Une fois les paysans installés et cultivant les flancs des montagnes, deux facteurs vont aggraver les dommages que leurs activités pouvaient causer à l’environnement. Le premier de ces facteurs est la croissance démographique. La rapide augmentation de la population fait que l’on a toujours besoin de plus de terre, de défricher de nouveaux « bois neufs », pour faire davantage de culture, en résumé, d’accélérer la destruction de la couverture forestière. Le second facteur serait ce que je voudrais appeler la débilité de notre économie.
La classe possédante, celle qu’on pourrait considérer comme l’élite économique du pays, n’a jamais su jouer effectivement ce rôle d’élite. Confinée dans le secteur de l’import-export, elle n’a jamais su sortir de son statut de boutiquier, elle n’a jamais su développer d’autres secteurs d’activités qui, en plus de leur garantir d’autres sources de revenus, auraient eu pour résultat de créer des emplois pour les nouveaux arrivés sur le marché du travail.

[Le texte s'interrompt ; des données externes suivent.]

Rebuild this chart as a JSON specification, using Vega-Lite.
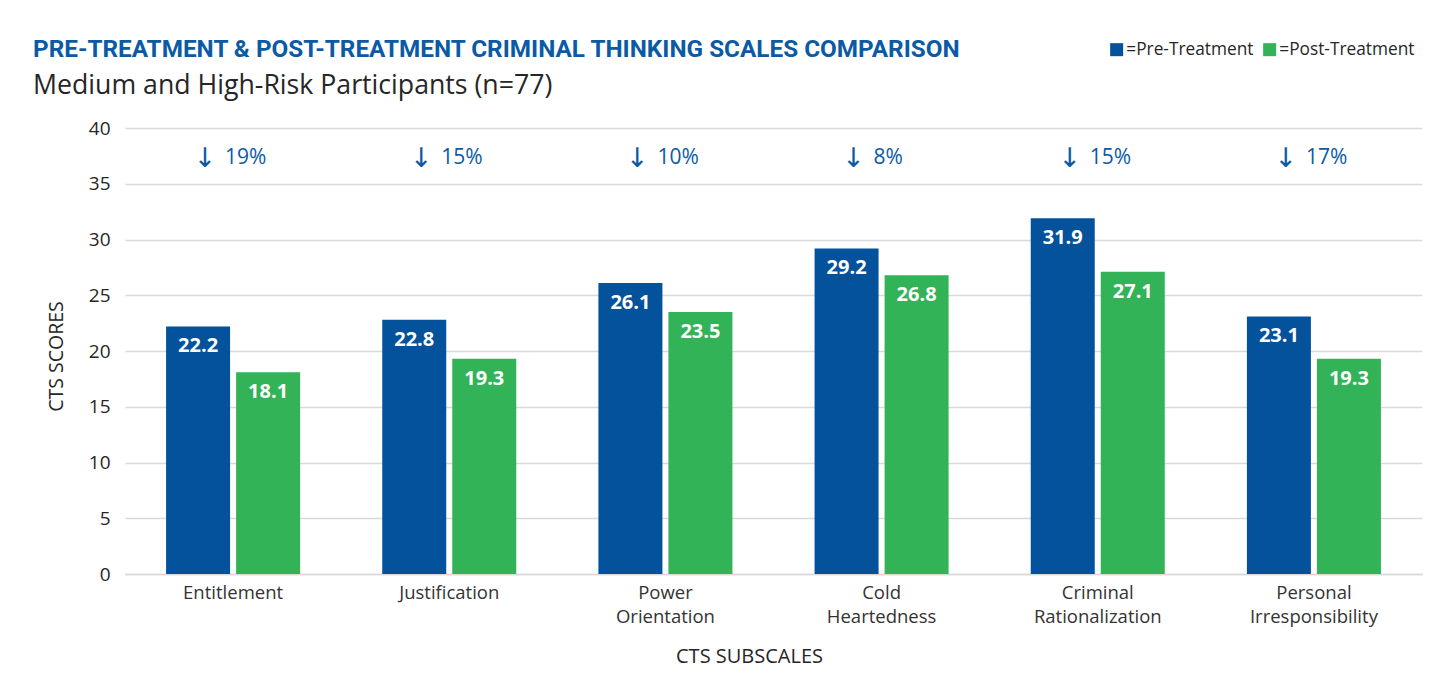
{
  "$schema": "https://vega.github.io/schema/vega-lite/v6.json",
  "width": 1297,
  "height": 446,
  "autosize": {"type": "none"},
  "padding": {"left": 125, "top": 128, "right": 26, "bottom": 103},
  "background": "white",
  "title": {
    "text": "PRE-TREATMENT & POST-TREATMENT CRIMINAL THINKING SCALES COMPARISON",
    "subtitle": "Medium and High-Risk Participants (n=77)",
    "anchor": "start",
    "frame": "group",
    "dx": -92,
    "offset": -59,
    "font": "Roboto",
    "fontSize": 24.3,
    "fontWeight": "bold",
    "color": "#0b5aa6",
    "subtitleFont": "Open Sans",
    "subtitleFontSize": 26.7,
    "subtitleColor": "#262626",
    "subtitlePadding": 11
  },
  "config": {
    "font": "Open Sans",
    "view": {"stroke": null}
  },
  "datasets": {
    "scores": [
      {"subscale": "Entitlement", "phase": "Pre-Treatment", "score": 22.2},
      {"subscale": "Entitlement", "phase": "Post-Treatment", "score": 18.1},
      {"subscale": "Justification", "phase": "Pre-Treatment", "score": 22.8},
      {"subscale": "Justification", "phase": "Post-Treatment", "score": 19.3},
      {"subscale": "Power Orientation", "phase": "Pre-Treatment", "score": 26.1},
      {"subscale": "Power Orientation", "phase": "Post-Treatment", "score": 23.5},
      {"subscale": "Cold Heartedness", "phase": "Pre-Treatment", "score": 29.2},
      {"subscale": "Cold Heartedness", "phase": "Post-Treatment", "score": 26.8},
      {"subscale": "Criminal Rationalization", "phase": "Pre-Treatment", "score": 31.9},
      {"subscale": "Criminal Rationalization", "phase": "Post-Treatment", "score": 27.1},
      {"subscale": "Personal Irresponsibility", "phase": "Pre-Treatment", "score": 23.1},
      {"subscale": "Personal Irresponsibility", "phase": "Post-Treatment", "score": 19.3}
    ],
    "changes": [
      {"subscale": "Entitlement", "arrow": "↓", "change": "19%"},
      {"subscale": "Justification", "arrow": "↓", "change": "15%"},
      {"subscale": "Power Orientation", "arrow": "↓", "change": "10%"},
      {"subscale": "Cold Heartedness", "arrow": "↓", "change": "8%"},
      {"subscale": "Criminal Rationalization", "arrow": "↓", "change": "15%"},
      {"subscale": "Personal Irresponsibility", "arrow": "↓", "change": "17%"}
    ]
  },
  "layer": [
    {
      "data": {"name": "scores"},
      "mark": {"type": "bar"},
      "encoding": {
        "x": {
          "field": "subscale", "type": "nominal",
          "sort": ["Entitlement", "Justification", "Power Orientation", "Cold Heartedness", "Criminal Rationalization", "Personal Irresponsibility"],
          "scale": {"paddingInner": 0.38, "paddingOuter": 0.19},
          "axis": {
            "title": "CTS SUBSCALES", "labelAngle": 0, "labelFontSize": 18.5, "labelColor": "#333333",
            "labelExpr": "indexof(datum.label, ' ') > 0 ? split(datum.label, ' ') : datum.label",
            "labelLineHeight": 24, "labelPadding": 9, "labelBaseline": "top",
            "ticks": false, "domainColor": "#d9d9d9", "domainWidth": 1.5,
            "titleFontSize": 20, "titleFontWeight": "normal", "titleColor": "#262626", "titlePadding": 21,
            "titleX": 624
          }
        },
        "xOffset": {
          "field": "phase", "type": "nominal",
          "sort": ["Pre-Treatment", "Post-Treatment"],
          "scale": {"paddingInner": 0.086}
        },
        "y": {
          "field": "score", "type": "quantitative",
          "scale": {"domain": [0, 40]},
          "axis": {
            "title": "CTS SCORES", "values": [0, 5, 10, 15, 20, 25, 30, 35, 40],
            "labelFontSize": 19, "labelColor": "#262626", "labelPadding": 15,
            "ticks": false, "domain": false, "gridColor": "#d9d9d9", "gridWidth": 1.5,
            "titleFontSize": 19.5, "titleFontWeight": "normal", "titleColor": "#262626", "titlePadding": 22,
            "titleY": 228
          }
        },
        "color": {
          "field": "phase", "type": "nominal",
          "sort": ["Pre-Treatment", "Post-Treatment"],
          "scale": {"domain": ["Pre-Treatment", "Post-Treatment"], "range": ["#03529b", "#33b357"]},
          "legend": {
            "title": null, "orient": "none", "direction": "horizontal",
            "legendX": 983, "legendY": -87,
            "symbolType": "square", "symbolSize": 169, "symbolStrokeWidth": 0, "symbolOpacity": 1,
            "labelExpr": "'=' + datum.label", "labelFontSize": 17.3, "labelColor": "#262626",
            "labelOffset": 1, "columnPadding": 7
          }
        }
      }
    },
    {
      "data": {"name": "scores"},
      "mark": {"type": "text", "baseline": "middle", "dy": 20, "color": "white", "fontWeight": "bold", "fontSize": 20},
      "encoding": {
        "x": {"field": "subscale", "type": "nominal", "sort": ["Entitlement", "Justification", "Power Orientation", "Cold Heartedness", "Criminal Rationalization", "Personal Irresponsibility"]},
        "xOffset": {"field": "phase", "type": "nominal", "sort": ["Pre-Treatment", "Post-Treatment"]},
        "y": {"field": "score", "type": "quantitative"},
        "text": {"field": "score", "type": "quantitative", "format": ".1f"}
      }
    },
    {
      "data": {"name": "changes"},
      "mark": {"type": "text", "baseline": "middle", "align": "center", "dx": -28, "dy": 1, "color": "#0b5aa6", "fontSize": 27, "font": "DejaVu Sans"},
      "encoding": {
        "x": {"field": "subscale", "type": "nominal", "sort": ["Entitlement", "Justification", "Power Orientation", "Cold Heartedness", "Criminal Rationalization", "Personal Irresponsibility"]},
        "y": {"datum": 37.3, "type": "quantitative"},
        "text": {"field": "arrow", "type": "nominal"}
      }
    },
    {
      "data": {"name": "changes"},
      "mark": {"type": "text", "baseline": "middle", "align": "left", "dx": -8, "color": "#0b5aa6", "fontSize": 21},
      "encoding": {
        "x": {"field": "subscale", "type": "nominal", "sort": ["Entitlement", "Justification", "Power Orientation", "Cold Heartedness", "Criminal Rationalization", "Personal Irresponsibility"]},
        "y": {"datum": 37.3, "type": "quantitative"},
        "text": {"field": "change", "type": "nominal"}
      }
    }
  ]
}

Résultat, les paysans se trouvaient dans l’obligation de demander encore plus à ces mornes qui se desséchaient à vue d’œil.
Mais nos mornes n’ont pas seulement à subir les assauts des paysans cultivateurs. Dans le premier article de cette série, j’ai parlé de l’étalement urbain qui tend à réduire les surfaces propres à l’agriculture lesquelles sont déjà insuffisantes. Cet étalement urbain n’affecte pas seulement les plaines, mais aussi les mornes au voisinage des grandes villes.
Depuis quelques décennies, les Morne l’Hôpital, pour prendre l’exemple de Port-au-Prince, se voit envahi par des personnes à la recherche, non plus d’un lopin de terre à cultiver, mais de terrain à bâtir. Cela a commencé avec les classes aisées en quête, d’abord, d’un lieu de villégiature, puis de lieux de résidence permanente, éloignés de la chaleur du bord-de-mer. A Port-au-Prince, elles ont commencé par conquérir Turgeau, puis Pétionville, et maintenant Thomassin, voire Kenscoff, sans tenir le moins du monde compte des restrictions imposées pour la protection des bassins des sources alimentant la population en eau potable. Les exemples les plus criants sont le Morne Rigaud et, plus récemment, la zone du Juvénat.
L’exemple venant d’en haut, il n’y avait aucune raison pour que les populations de la campagne, chassées par l’exode rural, ne partent pas, elles aussi, à la conquête de la montagne. Pour ceux qui pratiquent l’humour noir, j’ai choisi cette photo où l’on voit les belles villas construites en haut du Morne Rigaud et les constructions plus modestes, partant de Bois Jalousie et montant à l’assaut des beaux quartiers.
En résumé, si nous revenons à notre propos initial : la problématique de la dégradation des bassins versants, on doit conclure que par delà les causes immédiates et directement observables, c’est la structure même de notre société, et pas seulement sur le plan économique, qui doit être remise en question et il n’est pas étonnant que tous les projets de reboisement et autres programmes de conservation de sol n’aient donné aucun résultat car, que je sache, personne n’a osé, à date, poser le problème dans toute sa profondeur.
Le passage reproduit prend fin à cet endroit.